Nicole West and Joseph Seal Encourage Students to Sign Up for Tutoring at the CARE Center

Aug 23, 2023
Photo of Nicole West and Joseph Seal

As the academic year approaches, Westfield State’s many support programs are wrapping up their own preparations to welcome students. In particular, the Course Achievement, Retention, and Engagement (CARE) program is preparing to assist a new group of students with their classes by offering workshops, tutoring, and partnering with other campus resources in order to provide a holistic approach to student support. The Center’s mission statement reinforces this by adding they “encourage academic growth and empowerment” in a variety of ways, leading students to do the same for themselves.

Nicole West, Director of the CARE Center, elaborated on what students should expect when soliciting their services. “We were created in January 2022 to become a home for students who might not have had a space where they felt they could go to when they were struggling,” she said. “We’re a space students can walk into and shout, ‘I need help!’”

She also highlighted the benefits of being located in the Ely Library, where students already gather when they need to study. In its second-floor space, the CARE Center offers ample room so students can feel comfortable when coming in and asking for tutoring. “Being located in the Library is great because it really encourages students to be around support networks when they study,” she said. “When a student walks in, they can sit down and either begin to work and utilize the space without needing to say anything to anyone or be right there to ask us for help. We’re here to support them in whatever ways they need.”

Although the CARE Center’s open-door policy was designed for maximum accessibility, West briefly spoke about how not everyone is comfortable asking for help. While staff members often advocate for students to just walk in, students who are less confident or who need accommodations are just as welcome, as CARE has the means to assist students in more than one way. 

“This is a judgment free zone,” West said. “There’s no judgment here, but we get it. We get how shameful it can feel when you’re not doing well academically, or when you see others thriving at college.
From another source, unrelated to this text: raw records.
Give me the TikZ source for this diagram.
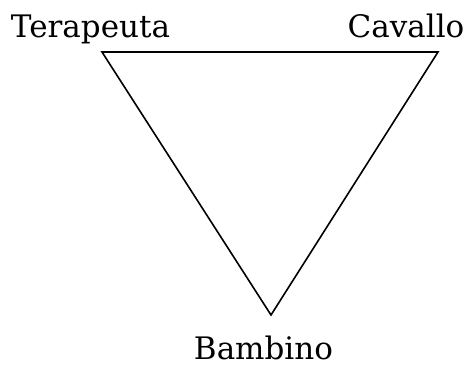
\documentclass[tikz,border=0pt]{standalone}
\usepackage{fontspec}
\setmainfont{DejaVu Serif}
\begin{document}
\begin{tikzpicture}[x=1pt,y=-1pt,
  lbl/.style={anchor=base,inner sep=0pt,font=\fontsize{31}{36}\selectfont},
  edge/.style={line width=1.6pt,line join=miter}]
\useasboundingbox (0,0) rectangle (467,365);
\coordinate (t) at (102,52);
\coordinate (c) at (438,52);
\coordinate (b) at (271,315);
\node[lbl] (lt) at (90.5,37) {Terapeuta};
\node[lbl] (lc) at (406,37) {Cavallo};
\node[lbl] (lb) at (263.5,359) {Bambino};
\draw[edge] (t) -- (c) -- (b) -- cycle;
\end{tikzpicture}
\end{document}
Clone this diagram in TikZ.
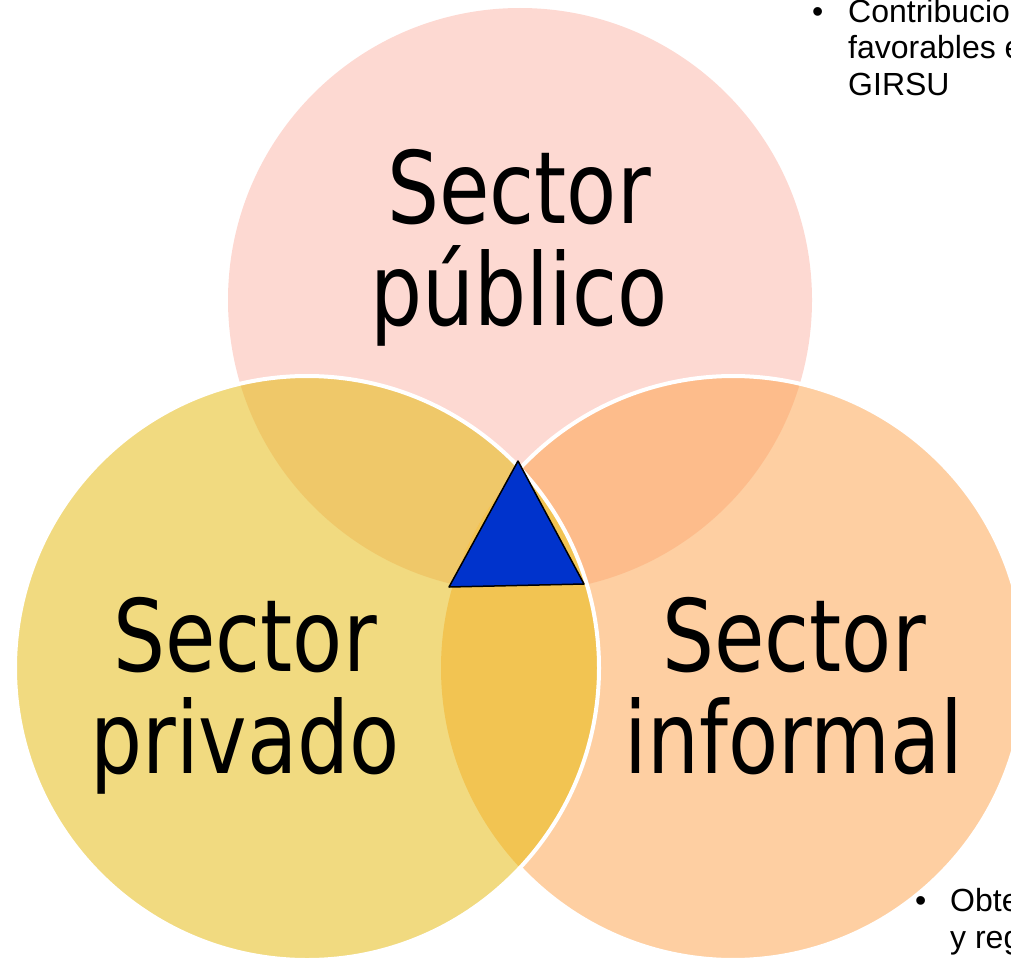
\documentclass[tikz,border=0pt]{standalone}
\usepackage{fontspec}
\setmainfont[FakeStretch=0.82]{DejaVu Sans}
\newfontfamily\notefont{Liberation Sans}
\usepackage{tikz}
\definecolor{secPublico}{HTML}{FDD9D2}
\definecolor{secPrivado}{HTML}{F1DA80}
\definecolor{secInformal}{HTML}{FECFA2}
\definecolor{pubPriv}{HTML}{EFC869}
\definecolor{pubInf}{HTML}{FDBC8B}
\definecolor{privInf}{HTML}{F2C452}
\definecolor{triAzul}{HTML}{0033CC}

\begin{document}
\begin{tikzpicture}[x=1pt, y=-1pt,
  sectortext/.style={align=center, inner sep=0pt, anchor=base, font=\fontsize{100}{102}\selectfont},
  notetext/.style={align=left, inner sep=0pt, anchor=base west, font=\notefont\fontsize{32}{36.5}\selectfont},
  borde/.style={white, line width=4pt}]
  \useasboundingbox (0,0) rectangle (1011,958);
  \clip (0,0) rectangle (1011,958);

  \coordinate (pubC) at (520,300);
  \coordinate (privC) at (307,668);
  \coordinate (infC) at (733,668);

  % los tres sectores
  \fill[secPublico] (pubC) circle[radius=292];
  \fill[secInformal] (infC) circle[radius=292];
  \fill[secPrivado] (privC) circle[radius=292];

  % zonas comunes
  \begin{scope}
    \clip (pubC) circle[radius=292];
    \fill[pubPriv] (privC) circle[radius=292];
    \fill[pubInf] (infC) circle[radius=292];
  \end{scope}
  \begin{scope}
    \clip (privC) circle[radius=292];
    \fill[privInf] (infC) circle[radius=292];
  \end{scope}

  % bordes blancos
  \draw[borde] (infC) ++(-136.8:292) arc[start angle=-136.8, end angle=136.8, radius=292];
  \draw[borde] (privC) circle[radius=292];

  \filldraw[fill=triAzul, draw=black, line width=1.5pt, line join=round]
    (518,461) -- (449,587) -- (584,584) -- cycle;

  % base = ultima linea
  \node[sectortext] (publico) at (519,325) {Sector\\público};
  \node[sectortext] (privado) at (245,773) {Sector\\privado};
  \node[sectortext] (informal) at (794,773) {Sector\\informal};

  \node[notetext] (nota1) at (848,95) {\llap{•\hspace{25pt}}Contribuciones\\favorables en\\GIRSU};
  \node[notetext] (nota2) at (950,948) {\llap{•\hspace{24pt}}Obtención\\y regulación};
\end{tikzpicture}
\end{document}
We just want [students] to know that this is a safe space, and that being embarrassed is normal and okay.”

She also invited students to make appointments online. “You can tell [this] to us, and we’ll respect that you might want tutoring or any support we provide to happen in a private space. [Students] are welcome to reach us via email if they’re too anxious to physically come in so we do take emails.”
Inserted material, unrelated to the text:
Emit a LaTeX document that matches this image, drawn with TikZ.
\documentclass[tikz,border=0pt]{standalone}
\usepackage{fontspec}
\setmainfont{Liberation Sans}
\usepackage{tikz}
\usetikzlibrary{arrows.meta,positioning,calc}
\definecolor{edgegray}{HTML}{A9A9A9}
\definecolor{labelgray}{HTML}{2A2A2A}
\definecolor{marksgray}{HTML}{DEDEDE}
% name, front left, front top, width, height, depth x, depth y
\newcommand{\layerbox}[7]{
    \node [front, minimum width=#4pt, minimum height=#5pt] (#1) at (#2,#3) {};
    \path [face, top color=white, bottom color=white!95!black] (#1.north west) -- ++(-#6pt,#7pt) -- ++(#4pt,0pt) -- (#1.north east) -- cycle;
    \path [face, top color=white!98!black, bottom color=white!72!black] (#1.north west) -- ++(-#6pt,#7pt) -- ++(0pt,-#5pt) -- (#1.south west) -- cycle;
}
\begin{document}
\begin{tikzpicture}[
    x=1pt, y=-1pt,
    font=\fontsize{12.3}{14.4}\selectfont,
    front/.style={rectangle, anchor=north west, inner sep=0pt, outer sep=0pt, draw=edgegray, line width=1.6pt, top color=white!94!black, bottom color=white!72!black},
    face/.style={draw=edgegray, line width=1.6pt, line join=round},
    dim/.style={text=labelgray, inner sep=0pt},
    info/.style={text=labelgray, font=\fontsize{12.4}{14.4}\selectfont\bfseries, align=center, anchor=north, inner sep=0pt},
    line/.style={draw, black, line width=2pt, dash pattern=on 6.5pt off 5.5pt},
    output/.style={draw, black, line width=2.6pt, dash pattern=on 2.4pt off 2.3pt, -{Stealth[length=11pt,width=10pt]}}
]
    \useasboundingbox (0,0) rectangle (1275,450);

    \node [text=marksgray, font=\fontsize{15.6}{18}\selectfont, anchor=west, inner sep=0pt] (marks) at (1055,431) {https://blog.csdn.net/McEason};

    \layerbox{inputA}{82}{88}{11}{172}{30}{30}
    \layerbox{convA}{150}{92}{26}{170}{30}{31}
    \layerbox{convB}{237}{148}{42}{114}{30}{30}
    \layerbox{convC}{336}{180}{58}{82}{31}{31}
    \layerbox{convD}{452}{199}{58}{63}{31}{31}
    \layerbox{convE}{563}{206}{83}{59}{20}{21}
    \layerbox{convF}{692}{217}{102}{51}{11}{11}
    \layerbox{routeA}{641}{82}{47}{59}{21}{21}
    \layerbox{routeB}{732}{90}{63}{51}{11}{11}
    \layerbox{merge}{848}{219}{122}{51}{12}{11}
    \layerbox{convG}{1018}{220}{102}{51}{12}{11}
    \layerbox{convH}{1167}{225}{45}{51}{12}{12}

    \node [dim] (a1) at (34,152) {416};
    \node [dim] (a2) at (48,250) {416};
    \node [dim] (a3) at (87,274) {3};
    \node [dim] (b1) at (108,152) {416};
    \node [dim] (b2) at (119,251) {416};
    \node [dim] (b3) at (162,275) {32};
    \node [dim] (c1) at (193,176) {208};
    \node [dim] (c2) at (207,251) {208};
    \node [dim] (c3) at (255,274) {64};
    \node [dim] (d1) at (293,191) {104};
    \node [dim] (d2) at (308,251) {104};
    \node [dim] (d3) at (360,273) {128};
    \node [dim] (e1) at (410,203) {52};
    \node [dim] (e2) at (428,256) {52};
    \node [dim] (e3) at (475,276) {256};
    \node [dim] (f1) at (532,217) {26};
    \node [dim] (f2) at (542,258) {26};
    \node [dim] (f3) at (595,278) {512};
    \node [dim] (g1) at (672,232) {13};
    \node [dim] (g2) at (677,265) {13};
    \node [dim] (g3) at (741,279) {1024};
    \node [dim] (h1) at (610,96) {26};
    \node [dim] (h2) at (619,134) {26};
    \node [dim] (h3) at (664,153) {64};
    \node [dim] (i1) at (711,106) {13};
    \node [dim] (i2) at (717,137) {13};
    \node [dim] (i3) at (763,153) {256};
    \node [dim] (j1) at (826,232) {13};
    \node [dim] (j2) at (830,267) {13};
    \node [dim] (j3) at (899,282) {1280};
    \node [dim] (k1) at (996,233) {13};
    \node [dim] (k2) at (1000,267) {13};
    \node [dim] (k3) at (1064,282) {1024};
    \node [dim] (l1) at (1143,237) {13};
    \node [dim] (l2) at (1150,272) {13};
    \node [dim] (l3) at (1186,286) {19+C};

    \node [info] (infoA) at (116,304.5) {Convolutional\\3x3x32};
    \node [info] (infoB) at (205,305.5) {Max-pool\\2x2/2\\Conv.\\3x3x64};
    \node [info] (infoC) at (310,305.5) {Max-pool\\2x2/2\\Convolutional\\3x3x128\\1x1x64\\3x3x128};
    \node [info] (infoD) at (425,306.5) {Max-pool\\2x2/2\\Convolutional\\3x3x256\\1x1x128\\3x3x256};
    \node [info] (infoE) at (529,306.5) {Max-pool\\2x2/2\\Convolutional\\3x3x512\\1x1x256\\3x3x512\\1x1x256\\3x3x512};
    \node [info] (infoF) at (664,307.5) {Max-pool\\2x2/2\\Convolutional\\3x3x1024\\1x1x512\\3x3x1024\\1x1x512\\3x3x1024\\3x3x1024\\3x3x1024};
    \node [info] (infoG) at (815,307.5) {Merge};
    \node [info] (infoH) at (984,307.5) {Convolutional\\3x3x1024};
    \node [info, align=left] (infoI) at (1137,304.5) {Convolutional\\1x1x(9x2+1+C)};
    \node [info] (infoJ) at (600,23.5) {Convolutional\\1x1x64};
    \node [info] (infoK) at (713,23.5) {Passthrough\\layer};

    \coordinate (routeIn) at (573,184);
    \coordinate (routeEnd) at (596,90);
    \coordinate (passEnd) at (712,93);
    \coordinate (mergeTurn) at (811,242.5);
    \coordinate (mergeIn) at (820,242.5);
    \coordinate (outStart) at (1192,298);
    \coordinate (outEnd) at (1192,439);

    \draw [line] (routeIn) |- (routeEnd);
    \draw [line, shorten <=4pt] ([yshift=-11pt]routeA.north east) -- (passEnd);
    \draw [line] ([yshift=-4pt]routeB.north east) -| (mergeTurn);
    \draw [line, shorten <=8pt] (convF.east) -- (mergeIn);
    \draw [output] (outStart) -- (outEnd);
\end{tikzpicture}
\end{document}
Due to the collaborative nature of the program, student-professor communication is reinforced at CARE and frequently a part of the process of tutoring.  “Often, a student is doing okay in class,” West said. “They may have gotten one bad grade or missed a week for personal reasons, and missing that week makes them feel like [they’re] behind even though they were doing well until needing to miss a class. We do encourage the student to go back to the instructor while we’ll be supporting them too.”
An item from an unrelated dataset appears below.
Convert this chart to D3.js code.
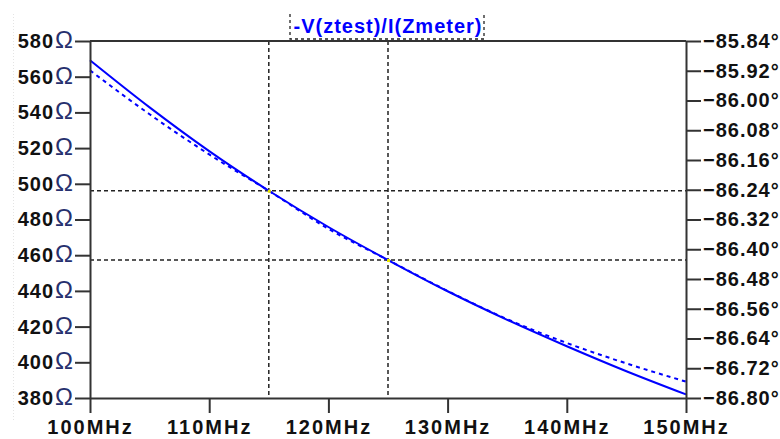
<!DOCTYPE html>
<html><head><meta charset="utf-8">
<script src="https://cdn.jsdelivr.net/npm/d3@7"></script>
<style>
html,body{margin:0;padding:0;background:#fff;}
svg{display:block;}
</style></head>
<body>
<svg id="chart" width="780" height="439"></svg>
<script>
// ---- data ----
const freqMHz   = [100, 105, 110, 115, 120, 125, 130, 135, 140, 145, 150];
const magOhm    = [569.2, 542.8, 518.3, 496.1, 475.8, 457.3, 439.8, 423.8, 409.0, 395.0, 382.0];
const phaseDeg  = [-85.919, -86.037, -86.145, -86.243, -86.345, -86.429, -86.512, -86.588, -86.652, -86.707, -86.756];
const xTicks    = [100, 110, 120, 130, 140, 150];
const yLeftTicks  = [380, 400, 420, 440, 460, 480, 500, 520, 540, 560, 580];
const yRightTicks = [-86.80, -86.72, -86.64, -86.56, -86.48, -86.40, -86.32, -86.24, -86.16, -86.08, -86.00, -85.92, -85.84];
const cursorFreq = [115, 125];
const cursorMag  = [496.1, 457.3];
const title = "-V(ztest)/I(Zmeter)";

// ---- layout ----
const L = 90, R = 686, T = 41, B = 398;
const FONT = "'Liberation Sans', Arial, sans-serif";
const svg = d3.select("#chart");

const x  = d3.scaleLinear().domain([100, 150]).range([L, R]);
const yL = d3.scaleLinear().domain([380, 580]).range([B, T]);
const yR = d3.scaleLinear().domain([-86.80, -85.84]).range([B, T]);

// faint window edge
svg.append("line").attr("x1", 13.5).attr("x2", 13.5).attr("y1", 14).attr("y2", 420)
  .attr("stroke", "#e4e4e4").attr("stroke-dasharray", "1,2");

// cursors
const cur = svg.append("g").attr("stroke", "#222").attr("stroke-width", 1.5).attr("stroke-dasharray", "4,3");
cur.selectAll("line.v").data(cursorFreq).join("line").attr("class", "v")
  .attr("x1", d => x(d)).attr("x2", d => x(d)).attr("y1", T).attr("y2", B);
cur.selectAll("line.h").data(cursorMag).join("line").attr("class", "h")
  .attr("x1", L).attr("x2", R).attr("y1", d => yL(d)).attr("y2", d => yL(d));

// traces
const magLine = d3.line().x((d, i) => x(freqMHz[i])).y(d => yL(d)).curve(d3.curveMonotoneX);
const phLine  = d3.line().x((d, i) => x(freqMHz[i])).y(d => yR(d)).curve(d3.curveMonotoneX);
svg.append("path").datum(phaseDeg).attr("d", phLine)
  .attr("fill", "none").attr("stroke", "#0000ff").attr("stroke-width", 2).attr("stroke-dasharray", "4,4");
svg.append("path").datum(magOhm).attr("d", magLine)
  .attr("fill", "none").attr("stroke", "#0000ff").attr("stroke-width", 2);

// cursor markers
svg.selectAll("rect.cm").data(cursorFreq).join("rect").attr("class", "cm")
  .attr("x", (d, i) => x(d) - 1).attr("y", (d, i) => yL(cursorMag[i]) - 1)
  .attr("width", 3).attr("height", 3).attr("fill", "#e8e800");

// axes
function styleAxis(g, ls) {
  g.selectAll("path.domain").attr("stroke", "#333").attr("stroke-width", 2);
  g.selectAll(".tick line").attr("stroke", "#333").attr("stroke-width", 2);
  g.selectAll("text").attr("fill", "#111").style("font-family", FONT)
    .style("font-weight", "bold").style("font-size", "20px").style("letter-spacing", ls + "px");
}
const ax = svg.append("g").attr("transform", `translate(0,${B})`)
  .call(d3.axisBottom(x).tickValues(xTicks).tickSize(15).tickSizeOuter(0).tickPadding(7)
        .tickFormat(d => d + "MHz"));
styleAxis(ax, 2);
const al = svg.append("g").attr("transform", `translate(${L},0)`)
  .call(d3.axisLeft(yL).tickValues(yLeftTicks).tickSize(15).tickSizeOuter(0).tickPadding(2)
        .tickFormat(d => d));
styleAxis(al, 1);
al.selectAll(".tick text").each(function(d) {
  const t = d3.select(this); t.text(null);
  t.append("tspan").text(d);
  t.append("tspan").text("Ω").attr("dx", 1).attr("fill", "#26306e")
    .style("font-weight", "normal").style("font-size", "24px").style("letter-spacing", "0px");
});
const ar = svg.append("g").attr("transform", `translate(${R},0)`)
  .call(d3.axisRight(yR).tickValues(yRightTicks).tickSize(15).tickSizeOuter(0).tickPadding(2)
        .tickFormat(d => d3.format(".2f")(d) + "°"));
styleAxis(ar, 1);

// top border
svg.append("line").attr("x1", L).attr("x2", R).attr("y1", T).attr("y2", T)
  .attr("stroke", "#333").attr("stroke-width", 2);

// title with dashed bracket
const tg = svg.append("g");
tg.append("text").attr("x", (L + R) / 2).attr("y", 33).attr("text-anchor", "middle")
  .style("font-family", FONT).style("font-weight", "bold").style("font-size", "20px")
  .style("letter-spacing", "1px").attr("fill", "#0000ff").text(title);
const bx0 = 290, bx1 = 484;
tg.append("path").attr("d", `M${bx0},14 V39 H${bx1} V14`)
  .attr("fill", "none").attr("stroke", "#222").attr("stroke-width", 1.3).attr("stroke-dasharray", "3,3");
</script>
</body></html>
Meanwhile, students who either suspect or wonder if they’ll need tutoring should make an appointment as soon as possible. West emphasized the importance of preparation, even if it means making appointments weeks or months in advice.

For example, if finals are a source of stress for students, West encourages them to sign up for tutoring ahead of time. “I always stress to students, understand when you’re doing to need a tutor weeks in advance and request those tutors as soon as you start to feel like you need one,” she said.

Joseph Seal, an Academic Support Coordinator who also works at the CARE Center, reiterates this, as he often tells students, “Be proactive. I want you in the CARE Center signing up for a tutor the first moment [they’re] like, ‘That’ll be hard down the road.’ Come in now.”

Last semester, Seal introduced the Center’s CARE Packages to campus, which were a resoundingly popular with students. “They’re presentations that focus on the different dimensions of wellness,” he said. “They’re hour-long and used in collaboration with other departments on campus. For example, last semester, we had the spiritual CARE package. We had Father Savage from the Interfaith Center come into the CARE Center to talk about how to trust your gut and make informed decisions.”

In addition to the spiritual CARE package, the Center also offers emotional, physical, financial, occupational, social, academic, and environmental “packages” which are free and accessible to anyone who attends.

“We’re a space for everything,” West said. “We work for everybody, essentially. Every service that we offer, workshops, CARE packages is free.”

Most of all, West’s biggest advice is for students to communicate what they’re experiencing to their friends and loved ones, as campus life is a communal effort and students deserve to feel heard and helped. “It’s always helpful to have a net, a circle of care that you know supports you. Always be talking to them. If you make a relationship with your Orientation Leader and you feel comfortable talking to them, don’t lose that relationship after orientation! Utilizing your resources beyond walking into offices that are here to support you, always talk to someone. Don’t keep things in. Let the people you’re closest with know how you’re feeling.”